I still remember the first time I held my copy of Margaret Atwood’s The Testaments back in September. What stood out to me was just how huge her name was printed on the cover. It was almost obnoxiously large. It was there to grab the attention of passers-by more than the neon green and white image of the Handmaid, a symbol now ubiquitous with feminism and political protests.
Evidently, the decisions we make to choose one book over another aren’t dissimilar to why we buy Apple technology or Ferraris (if you’re rich enough). Whether it’s books, phones or cars, names sell. Once they reach a certain level of Booker Prize and film or TV adaptation level success, the author becomes not only the person who writes the book, but often who sells it. Best-selling authors are cash cows: they have proved their success and their capability to rake in profits, and the publishers use it to their advantage.
It’s arguably why we have a sequel to The Handmaid’s Tale, a prequel to The Hunger Games and even a version of Fifty Shades of Grey told from Christian Grey’s point of view. It’s nice to think that the authors wrote these to answer our burgeoning questions about the stories that made them famous, but clearly there’s an element of profiteering in them. Did we ever need to hear Fifty Shades of Grey told from another point of view when we already know the story? As the original Hunger Games trilogy turns ten years old, releasing a prequel remains a way of keeping those books in the public consciousness, while making a fair few dollars on the side.
After all, if an author can pull one great story from out of their sleeve, they can do another
The fact that a name clearly sells helps the author too. Once they’ve been put on the map, any future release can usually expect to sell well because their name is on the cover. The Cuckoo’s Calling quickly rocketed to number one on Amazon’s novel chart in 2013 when Robert Galbraith was revealed to be J.K. Rowling writing under a pseudonym. It doesn’t matter that she’d switched from children’s fantasy to the perhaps more niche genre of crime fiction: it was J.K. Rowling, so it sold. After all, if an author can pull one great story from out of their sleeve, they can do another.

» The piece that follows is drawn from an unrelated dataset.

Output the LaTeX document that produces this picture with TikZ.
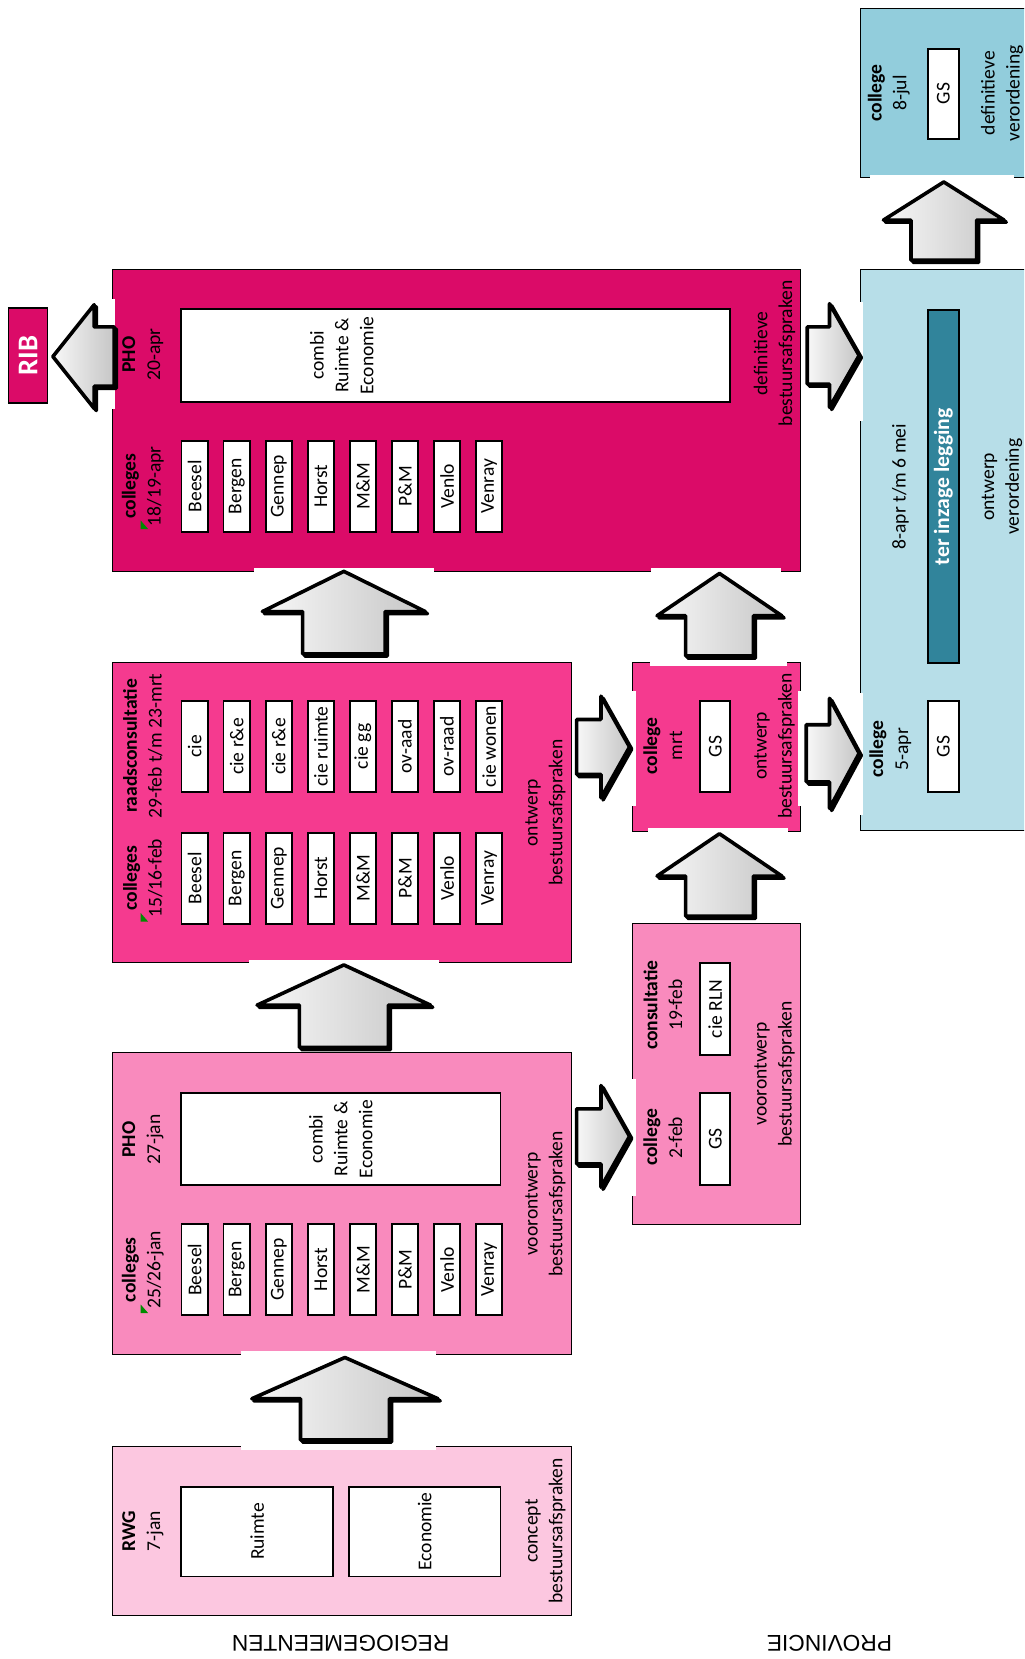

Likewise, if readers know that a certain author writes stories they know they enjoy, they’ll come back to that author. Not only are they intrigued by what else they can write, but they know they won’t be wasting their money on something they’ll give up on halfway through.
However, could this be an obstacle to new authors being noticed? Perhaps not. Without having an established name, new authors rely on their stories to be recognised. What fuels success is hype around a story. This hype comes from the story capturing public attention enough for people to talk about it and raise its profile.
There will probably never be a time where publishers won’t capitalise on the attention an author gets when their books become best-sellers
We were enchanted by the idea of a boy wizard escaping mundane reality to learn about magic at boarding school. We were shocked by the idea of teenagers fighting to the death in a televised competition. Hype comes from well-told innovative stories. Perhaps it also comes from a novel being awarded a prestigious prize (like Bernadine Evaristo’s Girl, Woman, Other winning last year’s Booker) or being adapted into a film or TV series. We know authors from the stories they have told. The title sells first and the author takes over later.
There will probably never be a time where publishers won’t capitalise on the attention an author gets when their books become best-sellers. Get one of those in the bag, and the author will be, in the words of Augustus Waters, “on a rollercoaster that only goes up.” But, it will always be the stories that get them there. Every author still stands a chance of having a bestseller, however small, no matter which great writers came before them.